When Noguchi received a small grant to convert from Halogen to LED, they reached out to Litelab for help. We provided them with M97 and M98 LED fixtures for the Sculpture Garden portion of the museum, with the hope of helping them upgrade the interior spaces in the not too distant future. This updated LED lighting will help Noguchi save money on electricity and labor as they work to secure funding to update the rest of the museum.
Moving to the second level, the galleries become lighter; the floors are lightly finished hardwood, the ceilings and walls are painted white. Carefully placed light wells and windows bring natural light into the spaces, where ½ level rises create dramatic vistas over adjacent galleries, both opening and truncating views. The lightness of materials and finishes suggests symbolic associations with ascent and light. As in previous spaces, views are carefully framed to reveal and conceal, inviting visitors to peruse, like 19th century flaneurs, slowing down time and concentrating attention. Again, space moves from large and expansive galleries, to close, intimate nooks tucked away in the corners of space, like hidden treasure.
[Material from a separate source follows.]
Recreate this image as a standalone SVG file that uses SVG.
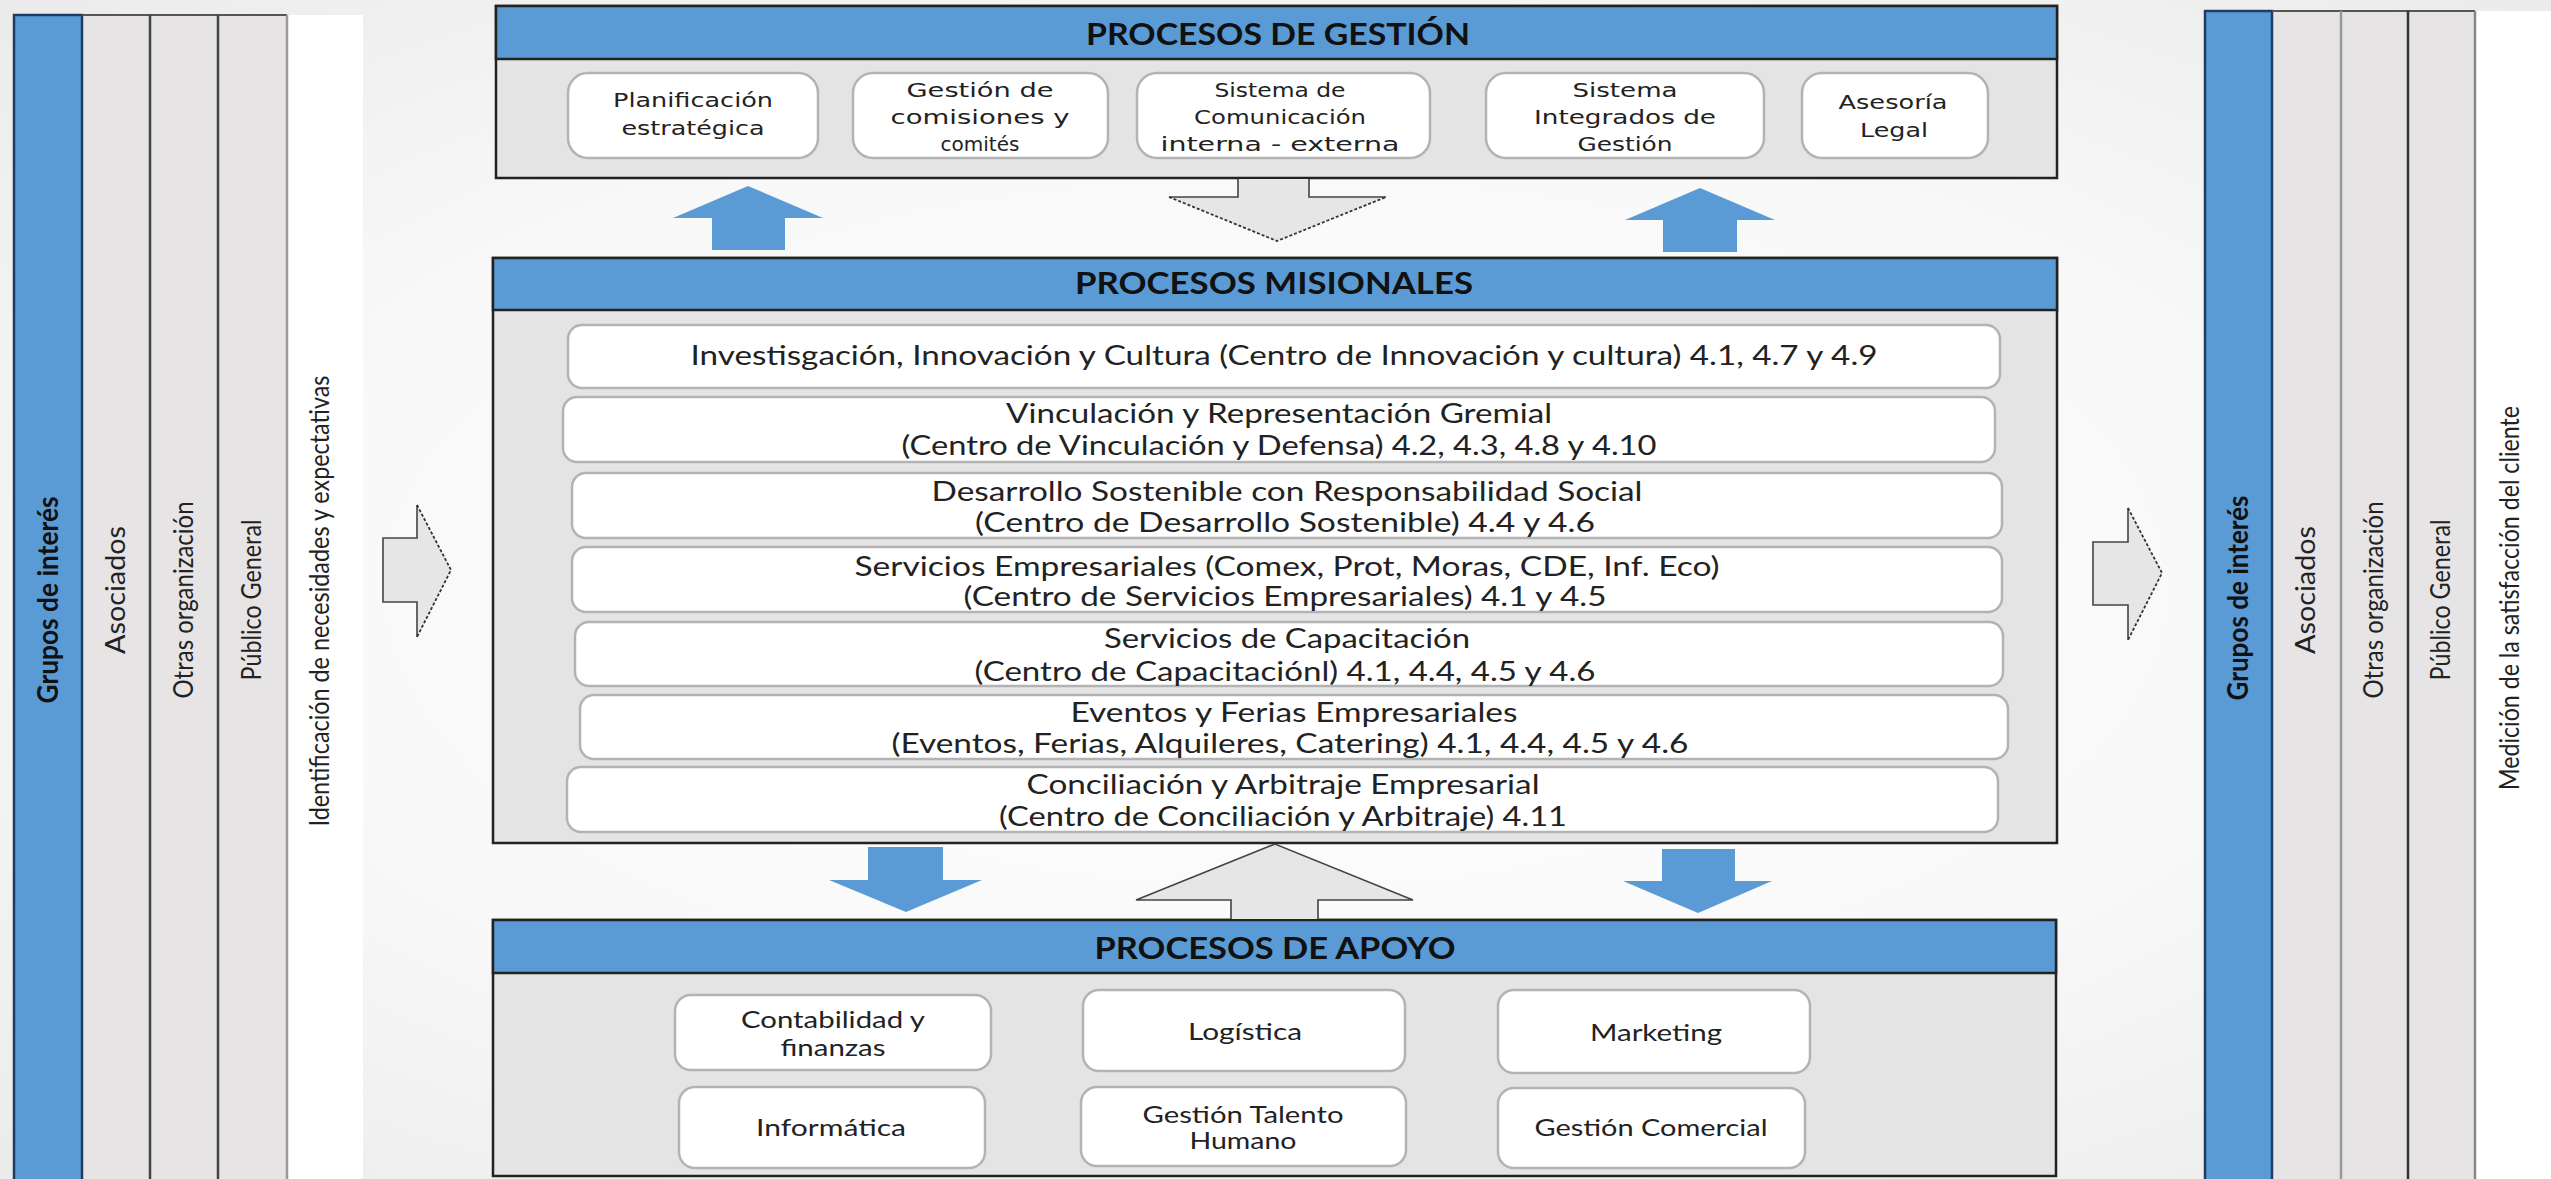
<svg xmlns="http://www.w3.org/2000/svg" width="2551" height="1179" viewBox="0 0 2551 1179">
<defs>
<radialGradient id="bg" cx="50%" cy="50%" r="75%">
<stop offset="0" stop-color="#ffffff"/>
<stop offset="0.55" stop-color="#f8f8f8"/>
<stop offset="1" stop-color="#e9e9e9"/>
</radialGradient>
<style>
.blue{fill:#5b9bd5}
.col{fill:#e6e4e5}
.body{fill:#e4e4e4;stroke:#222;stroke-width:2.5}
.hdr{fill:#5b9bd5;stroke:#222;stroke-width:2.5}
.card{fill:#ffffff;stroke:#b3b3b3;stroke-width:2.5}
.barrow{fill:#5b9bd5}
.garrow{fill:#e6e6e6;stroke:none}
.gline{fill:none;stroke:#444;stroke-width:1.6}
.gdash{fill:none;stroke:#333;stroke-width:1.8;stroke-dasharray:3 2}
.title{font-family:Lato,"Open Sans",sans-serif;font-weight:bold;font-size:30px;fill:#111;text-anchor:middle}
.tb{font-family:"DejaVu Sans","Open Sans",sans-serif;font-size:20px;fill:#222;text-anchor:middle}
.tm{font-family:Lato,"Open Sans",sans-serif;font-size:27px;fill:#222;text-anchor:middle}
.ta{font-family:Lato,"Open Sans",sans-serif;font-size:24px;fill:#222;text-anchor:middle}
.tv{font-family:Lato,"Open Sans",sans-serif;font-size:26px;fill:#222;text-anchor:middle}
.tvb{font-family:Lato,"Open Sans",sans-serif;font-size:28px;font-weight:bold;fill:#111;text-anchor:middle}
</style>
</defs>
<rect x="0" y="0" width="2551" height="1179" fill="url(#bg)"/>

<!-- LEFT stakeholder columns -->
<g id="left-columns">
<rect x="287" y="15" width="76" height="1170" fill="#ffffff"/>
<rect x="82" y="15" width="205" height="1170" class="col"/>
<rect x="14" y="15" width="68" height="1170" class="blue" stroke="#1f3d60" stroke-width="2.5"/>
<line x1="82" y1="15" x2="287" y2="15" stroke="#555" stroke-width="2"/>
<line x1="150" y1="15" x2="150" y2="1179" stroke="#444" stroke-width="2.5"/>
<line x1="218" y1="15" x2="218" y2="1179" stroke="#444" stroke-width="2.5"/>
<line x1="287" y1="15" x2="287" y2="1179" stroke="#999" stroke-width="2.5"/>
<text class="tvb" transform="translate(48,600) rotate(-90)" y="10" textLength="207" lengthAdjust="spacingAndGlyphs">Grupos de interés</text>
<text class="tv" transform="translate(116,590) rotate(-90)" y="9" textLength="128" lengthAdjust="spacingAndGlyphs">Asociados</text>
<text class="tv" transform="translate(184,600) rotate(-90)" y="9" textLength="197" lengthAdjust="spacingAndGlyphs">Otras organización</text>
<text class="tv" transform="translate(252,600) rotate(-90)" y="9" textLength="161" lengthAdjust="spacingAndGlyphs">Público General</text>
<text class="tv" transform="translate(320,601) rotate(-90)" y="9" textLength="451" lengthAdjust="spacingAndGlyphs">Identificación de necesidades y expectativas</text>
</g>

<!-- RIGHT stakeholder columns -->
<g id="right-columns">
<rect x="2475" y="11" width="76" height="1170" fill="#ffffff"/>
<rect x="2272" y="11" width="203" height="1170" class="col"/>
<rect x="2205" y="11" width="67" height="1170" class="blue" stroke="#1f3d60" stroke-width="2.5"/>
<line x1="2272" y1="11" x2="2475" y2="11" stroke="#555" stroke-width="2"/>
<line x1="2341" y1="11" x2="2341" y2="1179" stroke="#999" stroke-width="2.5"/>
<line x1="2408" y1="11" x2="2408" y2="1179" stroke="#333" stroke-width="2.5"/>
<line x1="2475" y1="11" x2="2475" y2="1179" stroke="#888" stroke-width="2.5"/>
<text class="tvb" transform="translate(2238,598) rotate(-90)" y="10" textLength="205" lengthAdjust="spacingAndGlyphs">Grupos de interés</text>
<text class="tv" transform="translate(2306,590) rotate(-90)" y="9" textLength="128" lengthAdjust="spacingAndGlyphs">Asociados</text>
<text class="tv" transform="translate(2374,600) rotate(-90)" y="9" textLength="197" lengthAdjust="spacingAndGlyphs">Otras organización</text>
<text class="tv" transform="translate(2441,600) rotate(-90)" y="9" textLength="161" lengthAdjust="spacingAndGlyphs">Público General</text>
<text class="tv" transform="translate(2510,598) rotate(-90)" y="9" textLength="384" lengthAdjust="spacingAndGlyphs">Medición de la satisfacción del cliente</text>
</g>

<!-- PROCESOS DE GESTIÓN -->
<g id="procesos-gestion">
<rect x="496" y="6" width="1561" height="172" class="body"/>
<rect x="496" y="6" width="1561" height="53" class="hdr"/>
<text class="title" x="1278" y="45" textLength="384" lengthAdjust="spacingAndGlyphs">PROCESOS DE GESTIÓN</text>
</g>
<g id="planificacion">
<rect x="568" y="73" width="250" height="85" rx="20" class="card"/>
<text class="tb" x="693" y="107" textLength="160" lengthAdjust="spacingAndGlyphs">Planificación</text>
<text class="tb" x="693" y="135" textLength="143" lengthAdjust="spacingAndGlyphs">estratégica</text>
</g>
<g id="gestion-comisiones">
<rect x="853" y="73" width="255" height="85" rx="20" class="card"/>
<text class="tb" x="980" y="97" textLength="147" lengthAdjust="spacingAndGlyphs">Gestión de</text>
<text class="tb" x="980" y="124" textLength="179" lengthAdjust="spacingAndGlyphs">comisiones y</text>
<text class="tb" x="980" y="151">comités</text>
</g>
<g id="sistema-comunicacion">
<rect x="1137" y="73" width="293" height="85" rx="20" class="card"/>
<text class="tb" x="1280" y="97" textLength="131" lengthAdjust="spacingAndGlyphs">Sistema de</text>
<text class="tb" x="1280" y="124" textLength="172" lengthAdjust="spacingAndGlyphs">Comunicación</text>
<text class="tb" x="1280" y="151" textLength="239" lengthAdjust="spacingAndGlyphs">interna - externa</text>
</g>
<g id="sistema-integrados">
<rect x="1486" y="73" width="278" height="85" rx="20" class="card"/>
<text class="tb" x="1625" y="97" textLength="105" lengthAdjust="spacingAndGlyphs">Sistema</text>
<text class="tb" x="1625" y="124" textLength="182" lengthAdjust="spacingAndGlyphs">Integrados de</text>
<text class="tb" x="1625" y="151" textLength="95" lengthAdjust="spacingAndGlyphs">Gestión</text>
</g>
<g id="asesoria-legal">
<rect x="1802" y="73" width="186" height="85" rx="20" class="card"/>
<text class="tb" x="1893" y="109" textLength="109" lengthAdjust="spacingAndGlyphs">Asesoría</text>
<text class="tb" x="1894" y="137" textLength="68" lengthAdjust="spacingAndGlyphs">Legal</text>
</g>

<!-- PROCESOS MISIONALES -->
<g id="procesos-misionales">
<rect x="493" y="258" width="1564" height="585" class="body"/>
<rect x="493" y="258" width="1564" height="52" class="hdr"/>
<text class="title" x="1274" y="294" font-size="28" textLength="398" lengthAdjust="spacingAndGlyphs">PROCESOS MISIONALES</text>
</g>
<g id="m1">
<rect x="568" y="325" width="1432" height="63" rx="14" class="card"/>
<text class="tm" x="1284" y="365" textLength="1187" lengthAdjust="spacingAndGlyphs">Investisgación, Innovación y Cultura (Centro de Innovación y cultura) 4.1, 4.7 y 4.9</text>
</g>
<g id="m2">
<rect x="563" y="397" width="1432" height="65" rx="14" class="card"/>
<text class="tm" x="1279" y="423" textLength="546" lengthAdjust="spacingAndGlyphs">Vinculación y Representación Gremial</text>
<text class="tm" x="1279" y="455" textLength="755" lengthAdjust="spacingAndGlyphs">(Centro de Vinculación y Defensa) 4.2, 4.3, 4.8 y 4.10</text>
</g>
<g id="m3">
<rect x="572" y="473" width="1430" height="65" rx="14" class="card"/>
<text class="tm" x="1287" y="501" textLength="711" lengthAdjust="spacingAndGlyphs">Desarrollo Sostenible con Responsabilidad Social</text>
<text class="tm" x="1285" y="532" textLength="620" lengthAdjust="spacingAndGlyphs">(Centro de Desarrollo Sostenible) 4.4 y 4.6</text>
</g>
<g id="m4">
<rect x="572" y="547" width="1430" height="65" rx="14" class="card"/>
<text class="tm" x="1287" y="576" textLength="865" lengthAdjust="spacingAndGlyphs">Servicios Empresariales (Comex, Prot, Moras, CDE, Inf. Eco)</text>
<text class="tm" x="1285" y="606" textLength="643" lengthAdjust="spacingAndGlyphs">(Centro de Servicios Empresariales) 4.1 y 4.5</text>
</g>
<g id="m5">
<rect x="575" y="622" width="1428" height="64" rx="14" class="card"/>
<text class="tm" x="1287" y="648" textLength="366" lengthAdjust="spacingAndGlyphs">Servicios de Capacitación</text>
<text class="tm" x="1285" y="681" textLength="621" lengthAdjust="spacingAndGlyphs">(Centro de Capacitaciónl)  4.1, 4.4, 4.5 y 4.6</text>
</g>
<g id="m6">
<rect x="580" y="695" width="1428" height="64" rx="14" class="card"/>
<text class="tm" x="1294" y="722" textLength="447" lengthAdjust="spacingAndGlyphs">Eventos y Ferias Empresariales</text>
<text class="tm" x="1290" y="753" textLength="797" lengthAdjust="spacingAndGlyphs">(Eventos, Ferias, Alquileres, Catering)  4.1, 4.4, 4.5 y 4.6</text>
</g>
<g id="m7">
<rect x="567" y="767" width="1431" height="65" rx="14" class="card"/>
<text class="tm" x="1283" y="794" textLength="513" lengthAdjust="spacingAndGlyphs">Conciliación y Arbitraje Empresarial</text>
<text class="tm" x="1283" y="826" textLength="568" lengthAdjust="spacingAndGlyphs">(Centro de Conciliación y Arbitraje) 4.11</text>
</g>

<!-- PROCESOS DE APOYO -->
<g id="procesos-apoyo">
<rect x="493" y="920" width="1563" height="256" class="body"/>
<rect x="493" y="920" width="1563" height="53" class="hdr"/>
<text class="title" x="1275" y="959" textLength="361" lengthAdjust="spacingAndGlyphs">PROCESOS DE APOYO</text>
</g>
<g id="contabilidad">
<rect x="675" y="995" width="316" height="75" rx="16" class="card"/>
<text class="ta" x="833" y="1028" textLength="184" lengthAdjust="spacingAndGlyphs">Contabilidad y</text>
<text class="ta" x="833" y="1056" textLength="105" lengthAdjust="spacingAndGlyphs">finanzas</text>
</g>
<g id="logistica">
<rect x="1083" y="990" width="322" height="81" rx="16" class="card"/>
<text class="ta" x="1245" y="1040" textLength="114" lengthAdjust="spacingAndGlyphs">Logística</text>
</g>
<g id="marketing">
<rect x="1498" y="990" width="312" height="83" rx="16" class="card"/>
<text class="ta" x="1656" y="1041" textLength="132" lengthAdjust="spacingAndGlyphs">Marketing</text>
</g>
<g id="informatica">
<rect x="679" y="1087" width="306" height="81" rx="16" class="card"/>
<text class="ta" x="831" y="1136" textLength="150" lengthAdjust="spacingAndGlyphs">Informática</text>
</g>
<g id="talento-humano">
<rect x="1081" y="1087" width="325" height="79" rx="16" class="card"/>
<text class="ta" x="1243" y="1123" textLength="201" lengthAdjust="spacingAndGlyphs">Gestión Talento</text>
<text class="ta" x="1243" y="1149" textLength="107" lengthAdjust="spacingAndGlyphs">Humano</text>
</g>
<g id="gestion-comercial">
<rect x="1498" y="1088" width="307" height="80" rx="16" class="card"/>
<text class="ta" x="1651" y="1136" textLength="233" lengthAdjust="spacingAndGlyphs">Gestión Comercial</text>
</g>

<!-- Connectors (block arrows) -->
<g id="connectors">
<polygon class="barrow" points="748,186 823,218 785,218 785,250 712,250 712,218 673,218"/>
<polygon class="barrow" points="1700,188 1775,220 1737,220 1737,252 1663,252 1663,220 1625,220"/>
<polygon class="garrow" points="1238,179 1309,179 1309,197 1386,197 1277,241 1169,197 1238,197"/>
<polyline class="gline" points="1238,179 1238,197 1169,197"/>
<polyline class="gline" points="1309,179 1309,197 1386,197"/>
<polyline class="gdash" points="1169,197 1277,241 1386,197"/>
<polygon class="barrow" points="868,847 943,847 943,880 982,880 906,912 829,880 868,880"/>
<polygon class="barrow" points="1662,849 1735,849 1735,881 1772,881 1698,913 1623,881 1662,881"/>
<polygon class="garrow" points="1275,844 1413,900 1318,900 1318,919 1231,919 1231,900 1136,900"/>
<polyline class="gline" points="1231,919 1231,900 1136,900 1275,844 1413,900 1318,900 1318,919"/>
<polygon class="garrow" points="383,538 417,538 417,505 451,570 417,637 417,602 383,602"/>
<polyline class="gline" points="417,505 417,538 383,538 383,602 417,602 417,637"/>
<polyline class="gdash" points="417,505 451,570 417,637"/>
<polygon class="garrow" points="2093,542 2128,542 2128,508 2162,573 2128,640 2128,605 2093,605"/>
<polyline class="gline" points="2128,508 2128,542 2093,542 2093,605 2128,605 2128,640"/>
<polyline class="gdash" points="2128,508 2162,573 2128,640"/>
</g>
</svg>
While the museum is formally subdued and emotionally quiet, it is also one of the most spatially complex venues that I have personally ever visited, with the possible exception of the best of Frank Lloyd Wright’s residences. Spaces play off of one another, intersect, diverge, frame views of art, space and art in space, gently guide the visitor’s movement to summon a sense of exploration, or staying movement to invoke contemplation.